Im new here and this is my vary fist post! I am at most a novice with working with wood but not totally green. I've made a few thing over time but nothing like what im wanting to build that I have congerd up in my mind! I am wanting to start to build a rustic chest style coffie table with proud box joints. I was wanting to know other than glue what holds the joint together?
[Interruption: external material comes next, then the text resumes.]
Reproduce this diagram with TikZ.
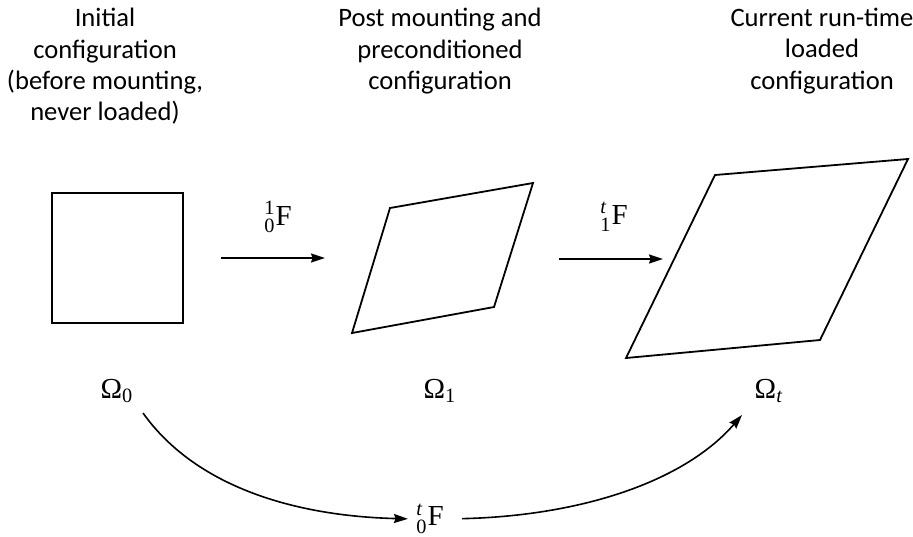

Dovetails lock the joint in but a box joints seem that they need more than just glue? I was planing on using 1 by 6 for the sides and Chamfer the bordes at the joints so it gives a "joinery/rustic" look.

Thanks


----------



## Fishfreak911 (Jul 14, 2010)

Welcome aboard! You can use pinned box joints. Just Google Image it or search here on LJ. I like what you are trying to do.


----------



## HerbC (Jul 28, 2010)

If you glue the box joint, it will NOT fall apart. The joint provides a great deal of good gluing surface (side to side grain rather than end grain). The biggest problem you may have is if you make the joint too tight you may not be able to get it together with the glue…

Good luck!

Be Careful!

Herb


----------



## ChuckC (May 13, 2010)

The box joint will not fall apart. If you like proud box joints check out Greene and Greene furniture. They use proud finger joints with square pegs that hide screws. The screws add strength and also clamp the corner together while the glue dries. Here is an example.

Good luck!


----------



## Earlextech (Jan 13, 2011)

Box joints with glue shouldn't ever be a problem. However, you could drill down through the fingers and insert a dowel or metal rod for a mechanical connection.


----------



## PurpLev (May 30, 2008)

if you refer to during glueup , then yes, box joints could use light clamping to make sure the joints don't slip out during glueup. But once glued, they actually have more glue surface than dovetails and will prove to be a stronger joint without anything other than just the joint+glue.


----------



## DKV (Jul 18, 2011)

Welcome Rusty, this is a great site. The only piece of advice I can give you is to watch out for some of the folks on here…


----------



## Finn (May 26, 2010)

Do a test: Glue and clamp two boards together and come back the next day and tear the joint apart. You will find the the wood will fail before the glue does. So yes "Just Glue" is plenty strong.


----------



## ScottM1 (Jan 25, 2014)

I have used this type of joint often. I make a piece of inside corner as shown and while the box is in the clamps I pin the corner nailer into the inside of the box. Then I can take off the clamps.


----------



## Texcaster (Oct 26, 2013)

These joints are under pressure often, no back up.


----------



## RustyWedge (Jan 27, 2014)

Thank you for the help. I love the way Chuck Zeller make his steamer trunks with the proud joints and pegs from chuckswoodbarn.com.


----------



## dhazelton (Feb 11, 2012)

If you want something rustic looking make the corners hand cut dovetails like you would see an an antique 6 board chest. It will never come apart.


----------